The torque badge did not arrive alone. It came alongside Cadillac's other contested branding bet of the same era — the "-iq" naming convention for its electric line: Lyriq, Optiq, Vistiq, Celestiq, Symboliq, and the awkward Escalade IQ. Some of those are clever phonetic plays (Lyriq on "lyric," Optiq on "optic"); others, critics noted, "sound like drug names" and the scheme threatened to "get silly fast" as the alphabet ran out of real words to respell with a "q." Two simultaneous decisions, both made in the brand-strategy room, both judged on how they looked written down on a deck — and both colliding with how they sound and read out in the world.

The quiet reversal

For the 2027 model year, the numbers come off. Cadillac's own statement is almost comically plain about which room finally won: "Starting in model year 2027, all Cadillac vehicles will remove Nm badging, beginning with VISTIQ. This change is being made to help streamline the appearance on the rear of our vehicles." The first car to lose the number is the 2027 Vistiq; the CT5, Escalade, XT5, Optiq, Escalade IQ and Lyriq follow. The letter suffixes survive — T for turbocharged, D for diesel, E4 for an all-wheel-drive electric configuration — so the tailgate keeps a code; it just drops the number that, for six years, no one outside Cadillac's product team could parse.

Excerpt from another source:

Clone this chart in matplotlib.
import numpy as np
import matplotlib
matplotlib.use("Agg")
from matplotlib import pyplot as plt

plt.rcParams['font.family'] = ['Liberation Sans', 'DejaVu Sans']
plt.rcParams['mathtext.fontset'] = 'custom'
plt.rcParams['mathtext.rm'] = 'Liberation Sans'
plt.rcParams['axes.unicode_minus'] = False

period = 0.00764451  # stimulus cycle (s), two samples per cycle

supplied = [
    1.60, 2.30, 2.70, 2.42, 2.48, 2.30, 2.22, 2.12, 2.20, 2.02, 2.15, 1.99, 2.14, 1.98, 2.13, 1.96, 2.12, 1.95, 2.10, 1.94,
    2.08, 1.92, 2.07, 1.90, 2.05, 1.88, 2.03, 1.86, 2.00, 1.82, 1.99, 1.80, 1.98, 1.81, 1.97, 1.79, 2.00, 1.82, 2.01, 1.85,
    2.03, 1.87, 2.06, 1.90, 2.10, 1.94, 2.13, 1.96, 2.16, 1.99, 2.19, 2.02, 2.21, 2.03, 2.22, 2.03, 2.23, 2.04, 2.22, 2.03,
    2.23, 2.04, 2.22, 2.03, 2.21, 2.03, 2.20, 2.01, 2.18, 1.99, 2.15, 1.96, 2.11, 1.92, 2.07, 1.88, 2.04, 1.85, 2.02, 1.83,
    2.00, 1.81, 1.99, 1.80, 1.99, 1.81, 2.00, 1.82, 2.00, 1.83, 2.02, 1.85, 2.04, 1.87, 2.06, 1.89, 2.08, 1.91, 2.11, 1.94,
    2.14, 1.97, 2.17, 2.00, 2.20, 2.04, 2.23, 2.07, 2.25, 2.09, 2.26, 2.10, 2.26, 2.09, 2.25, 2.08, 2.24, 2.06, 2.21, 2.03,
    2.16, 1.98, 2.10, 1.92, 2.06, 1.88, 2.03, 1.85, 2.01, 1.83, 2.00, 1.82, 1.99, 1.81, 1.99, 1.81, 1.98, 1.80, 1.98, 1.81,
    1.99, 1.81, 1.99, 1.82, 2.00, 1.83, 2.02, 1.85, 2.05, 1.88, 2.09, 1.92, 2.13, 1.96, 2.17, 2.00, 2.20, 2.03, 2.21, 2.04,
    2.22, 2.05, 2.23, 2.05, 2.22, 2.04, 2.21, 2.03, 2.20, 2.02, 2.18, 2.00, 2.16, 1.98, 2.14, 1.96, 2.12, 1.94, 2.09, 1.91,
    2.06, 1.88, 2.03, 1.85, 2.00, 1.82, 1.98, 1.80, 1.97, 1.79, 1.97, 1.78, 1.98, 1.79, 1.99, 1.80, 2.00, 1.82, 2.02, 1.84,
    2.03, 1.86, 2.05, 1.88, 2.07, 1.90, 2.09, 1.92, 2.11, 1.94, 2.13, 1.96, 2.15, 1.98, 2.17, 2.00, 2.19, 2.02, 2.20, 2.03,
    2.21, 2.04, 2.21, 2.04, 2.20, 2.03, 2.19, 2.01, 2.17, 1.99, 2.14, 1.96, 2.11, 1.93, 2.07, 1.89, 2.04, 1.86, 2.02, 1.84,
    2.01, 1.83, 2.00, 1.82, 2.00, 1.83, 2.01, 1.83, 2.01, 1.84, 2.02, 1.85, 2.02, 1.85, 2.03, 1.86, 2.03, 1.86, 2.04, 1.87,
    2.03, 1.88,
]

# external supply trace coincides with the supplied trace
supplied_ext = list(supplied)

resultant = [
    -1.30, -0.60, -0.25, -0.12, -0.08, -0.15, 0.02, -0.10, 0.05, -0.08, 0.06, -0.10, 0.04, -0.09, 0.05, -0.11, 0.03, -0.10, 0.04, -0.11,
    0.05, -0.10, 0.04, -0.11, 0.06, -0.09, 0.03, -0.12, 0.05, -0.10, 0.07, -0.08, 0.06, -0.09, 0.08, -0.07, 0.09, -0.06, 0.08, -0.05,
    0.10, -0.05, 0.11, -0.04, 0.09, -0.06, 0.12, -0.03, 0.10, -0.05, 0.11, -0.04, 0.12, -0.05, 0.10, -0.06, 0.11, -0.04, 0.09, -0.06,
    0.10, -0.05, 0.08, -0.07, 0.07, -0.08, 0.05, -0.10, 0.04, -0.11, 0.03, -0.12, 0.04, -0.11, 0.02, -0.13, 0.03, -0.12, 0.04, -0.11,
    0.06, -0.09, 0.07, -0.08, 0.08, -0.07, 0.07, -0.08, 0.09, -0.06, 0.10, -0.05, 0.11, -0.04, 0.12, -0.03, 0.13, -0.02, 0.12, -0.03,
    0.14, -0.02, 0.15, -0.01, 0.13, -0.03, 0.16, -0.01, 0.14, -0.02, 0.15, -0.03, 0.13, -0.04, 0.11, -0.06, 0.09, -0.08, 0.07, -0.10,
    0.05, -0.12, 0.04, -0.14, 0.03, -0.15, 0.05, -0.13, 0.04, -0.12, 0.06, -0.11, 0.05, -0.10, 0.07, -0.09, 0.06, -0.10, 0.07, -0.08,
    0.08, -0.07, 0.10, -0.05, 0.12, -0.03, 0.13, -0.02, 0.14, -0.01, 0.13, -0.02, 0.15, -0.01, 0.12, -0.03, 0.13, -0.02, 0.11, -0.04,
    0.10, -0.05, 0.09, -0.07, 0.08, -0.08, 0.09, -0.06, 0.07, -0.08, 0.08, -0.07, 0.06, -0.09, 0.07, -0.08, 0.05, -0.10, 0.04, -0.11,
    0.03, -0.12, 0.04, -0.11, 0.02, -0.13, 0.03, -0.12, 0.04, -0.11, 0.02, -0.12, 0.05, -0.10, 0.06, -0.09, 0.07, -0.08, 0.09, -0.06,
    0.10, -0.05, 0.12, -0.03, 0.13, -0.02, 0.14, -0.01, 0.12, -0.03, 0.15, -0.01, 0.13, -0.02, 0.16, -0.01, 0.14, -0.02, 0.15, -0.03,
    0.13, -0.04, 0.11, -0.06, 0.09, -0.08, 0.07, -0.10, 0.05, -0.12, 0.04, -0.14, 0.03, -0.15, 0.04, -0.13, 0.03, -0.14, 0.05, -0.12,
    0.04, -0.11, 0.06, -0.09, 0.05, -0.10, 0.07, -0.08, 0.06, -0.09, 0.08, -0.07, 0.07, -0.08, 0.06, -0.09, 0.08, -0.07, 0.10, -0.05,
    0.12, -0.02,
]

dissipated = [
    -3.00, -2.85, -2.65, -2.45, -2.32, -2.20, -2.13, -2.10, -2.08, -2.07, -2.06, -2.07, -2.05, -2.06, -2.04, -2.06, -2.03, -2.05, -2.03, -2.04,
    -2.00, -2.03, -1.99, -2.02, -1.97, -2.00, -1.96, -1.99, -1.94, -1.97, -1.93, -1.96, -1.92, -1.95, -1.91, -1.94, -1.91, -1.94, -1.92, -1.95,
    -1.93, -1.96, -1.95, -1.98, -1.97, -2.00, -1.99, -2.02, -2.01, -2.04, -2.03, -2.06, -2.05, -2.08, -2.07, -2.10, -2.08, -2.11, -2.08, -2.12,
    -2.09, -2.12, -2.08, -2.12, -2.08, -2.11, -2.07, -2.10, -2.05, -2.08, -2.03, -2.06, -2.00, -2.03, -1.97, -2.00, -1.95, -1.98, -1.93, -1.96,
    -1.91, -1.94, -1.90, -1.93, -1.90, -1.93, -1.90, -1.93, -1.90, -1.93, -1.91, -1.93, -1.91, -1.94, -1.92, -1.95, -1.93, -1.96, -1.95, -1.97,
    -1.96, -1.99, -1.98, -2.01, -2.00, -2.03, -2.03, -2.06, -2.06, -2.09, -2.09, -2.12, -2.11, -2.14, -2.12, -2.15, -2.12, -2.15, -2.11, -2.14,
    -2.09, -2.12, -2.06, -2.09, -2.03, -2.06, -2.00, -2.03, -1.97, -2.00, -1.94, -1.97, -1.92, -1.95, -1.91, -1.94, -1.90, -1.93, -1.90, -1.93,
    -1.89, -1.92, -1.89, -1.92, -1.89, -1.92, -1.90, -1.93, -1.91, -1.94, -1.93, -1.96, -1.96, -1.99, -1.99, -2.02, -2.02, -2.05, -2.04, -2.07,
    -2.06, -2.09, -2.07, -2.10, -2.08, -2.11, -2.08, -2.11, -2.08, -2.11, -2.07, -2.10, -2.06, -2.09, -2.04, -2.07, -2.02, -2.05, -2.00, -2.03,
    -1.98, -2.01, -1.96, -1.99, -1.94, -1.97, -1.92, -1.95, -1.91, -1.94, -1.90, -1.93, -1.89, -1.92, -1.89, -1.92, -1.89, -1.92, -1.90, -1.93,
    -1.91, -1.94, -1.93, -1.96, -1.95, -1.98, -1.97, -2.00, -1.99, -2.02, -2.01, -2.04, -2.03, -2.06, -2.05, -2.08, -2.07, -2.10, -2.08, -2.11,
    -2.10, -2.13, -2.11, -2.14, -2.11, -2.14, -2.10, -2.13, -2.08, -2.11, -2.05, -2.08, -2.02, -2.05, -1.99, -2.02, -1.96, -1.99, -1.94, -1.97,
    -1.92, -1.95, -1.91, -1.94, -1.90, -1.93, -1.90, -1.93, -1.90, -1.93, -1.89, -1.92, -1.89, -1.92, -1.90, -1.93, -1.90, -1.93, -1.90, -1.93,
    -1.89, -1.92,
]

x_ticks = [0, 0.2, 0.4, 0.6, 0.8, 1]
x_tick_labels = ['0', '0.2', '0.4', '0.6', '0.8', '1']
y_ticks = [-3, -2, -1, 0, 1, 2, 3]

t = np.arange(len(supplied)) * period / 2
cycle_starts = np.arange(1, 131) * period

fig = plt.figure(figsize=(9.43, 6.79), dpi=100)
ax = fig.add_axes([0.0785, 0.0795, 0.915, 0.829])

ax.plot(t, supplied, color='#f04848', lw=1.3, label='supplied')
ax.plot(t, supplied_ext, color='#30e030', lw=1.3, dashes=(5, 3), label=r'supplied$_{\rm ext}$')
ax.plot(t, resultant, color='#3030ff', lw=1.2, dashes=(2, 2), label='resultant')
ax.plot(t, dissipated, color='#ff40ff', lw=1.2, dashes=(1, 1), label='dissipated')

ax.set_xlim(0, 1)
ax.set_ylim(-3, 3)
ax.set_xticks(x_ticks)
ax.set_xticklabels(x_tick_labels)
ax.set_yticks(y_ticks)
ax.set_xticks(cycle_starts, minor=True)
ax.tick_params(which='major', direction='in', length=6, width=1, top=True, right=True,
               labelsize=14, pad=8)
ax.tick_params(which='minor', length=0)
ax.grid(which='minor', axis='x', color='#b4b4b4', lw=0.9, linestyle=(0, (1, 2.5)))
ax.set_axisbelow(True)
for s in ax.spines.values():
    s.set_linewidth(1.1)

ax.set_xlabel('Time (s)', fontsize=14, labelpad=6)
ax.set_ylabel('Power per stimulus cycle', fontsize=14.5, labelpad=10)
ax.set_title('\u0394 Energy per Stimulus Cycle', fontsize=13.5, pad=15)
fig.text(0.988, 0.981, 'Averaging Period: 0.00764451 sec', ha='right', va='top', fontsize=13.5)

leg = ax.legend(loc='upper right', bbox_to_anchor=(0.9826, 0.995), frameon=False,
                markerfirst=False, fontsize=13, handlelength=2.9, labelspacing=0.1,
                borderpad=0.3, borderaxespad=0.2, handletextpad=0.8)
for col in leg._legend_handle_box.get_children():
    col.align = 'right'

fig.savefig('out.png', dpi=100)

Note the official reason: not "customers were confused," but "streamline the appearance." The badge is being removed as an aesthetic decision — the same lens, the clean rear render, that approved it in 2019. The thing that was actually broken (it didn't communicate) is being fixed under the banner of the thing that was always fine (it looked nice). The render room is being asked to undo what only the render room ever saw.

The DEPIX read

Design Intelligence is the discipline of judging a brand decision in every context it will live in — not just the one flattering frame where it gets signed off. A tailgate badge is the purest case: it is approved in a studio render where "600" reads as confident and balanced, and it fails in the two places the render can't show — the showroom floor where a buyer asks "600 what?", and the lane behind you where the badge is supposed to do its only job. Cadillac's six-year torque-badge experiment is what happens when a piece of brand language is evaluated as a shape and never as a message: it can be perfectly composed and still say nothing the audience can read.

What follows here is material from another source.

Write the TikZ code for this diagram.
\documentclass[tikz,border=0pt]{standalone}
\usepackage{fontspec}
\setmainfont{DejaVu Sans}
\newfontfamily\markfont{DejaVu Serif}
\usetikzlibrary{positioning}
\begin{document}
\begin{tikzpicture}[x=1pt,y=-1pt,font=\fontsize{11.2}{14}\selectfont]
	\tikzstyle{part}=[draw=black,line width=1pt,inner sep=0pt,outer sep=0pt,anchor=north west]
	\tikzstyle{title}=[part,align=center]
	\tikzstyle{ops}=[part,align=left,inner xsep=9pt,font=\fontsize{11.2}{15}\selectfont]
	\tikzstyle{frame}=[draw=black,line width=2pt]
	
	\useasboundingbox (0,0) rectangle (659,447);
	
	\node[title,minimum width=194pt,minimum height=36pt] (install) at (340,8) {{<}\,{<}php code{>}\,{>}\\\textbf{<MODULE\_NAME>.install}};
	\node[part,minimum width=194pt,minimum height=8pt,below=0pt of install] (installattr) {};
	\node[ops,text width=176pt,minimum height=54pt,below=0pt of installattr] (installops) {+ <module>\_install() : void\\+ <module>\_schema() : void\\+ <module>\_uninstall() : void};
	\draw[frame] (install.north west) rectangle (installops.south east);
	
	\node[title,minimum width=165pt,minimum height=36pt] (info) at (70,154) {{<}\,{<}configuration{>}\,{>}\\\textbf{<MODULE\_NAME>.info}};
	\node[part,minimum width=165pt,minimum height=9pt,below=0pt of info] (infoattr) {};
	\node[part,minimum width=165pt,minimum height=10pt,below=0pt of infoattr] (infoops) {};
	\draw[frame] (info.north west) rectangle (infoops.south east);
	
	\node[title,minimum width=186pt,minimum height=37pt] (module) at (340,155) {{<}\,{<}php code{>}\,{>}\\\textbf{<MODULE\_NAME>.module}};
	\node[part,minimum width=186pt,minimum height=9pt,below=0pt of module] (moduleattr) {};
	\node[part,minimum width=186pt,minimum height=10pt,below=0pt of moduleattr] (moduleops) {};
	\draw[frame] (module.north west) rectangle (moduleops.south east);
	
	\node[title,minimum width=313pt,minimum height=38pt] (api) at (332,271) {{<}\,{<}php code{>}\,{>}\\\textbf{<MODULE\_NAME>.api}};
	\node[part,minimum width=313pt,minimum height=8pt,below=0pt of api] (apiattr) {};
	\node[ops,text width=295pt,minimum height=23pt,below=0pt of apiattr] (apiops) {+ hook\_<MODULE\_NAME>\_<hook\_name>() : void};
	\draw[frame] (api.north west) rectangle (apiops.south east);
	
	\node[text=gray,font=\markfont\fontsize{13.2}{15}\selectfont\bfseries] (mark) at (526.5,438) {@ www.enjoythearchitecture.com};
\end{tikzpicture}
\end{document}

DI is the parallel design team that stages those omitted contexts before the badge is cast — the number read in the buyer's actual unit, the name said aloud next to its siblings, the code decoded by someone who doesn't work at the company — as photoreal evidence while the only cost of being wrong is a different glyph on a screen, not a six-year correction on a stage. The render is the evidence. The decision — does this badge still mean something in the room where it has to be read — is the product.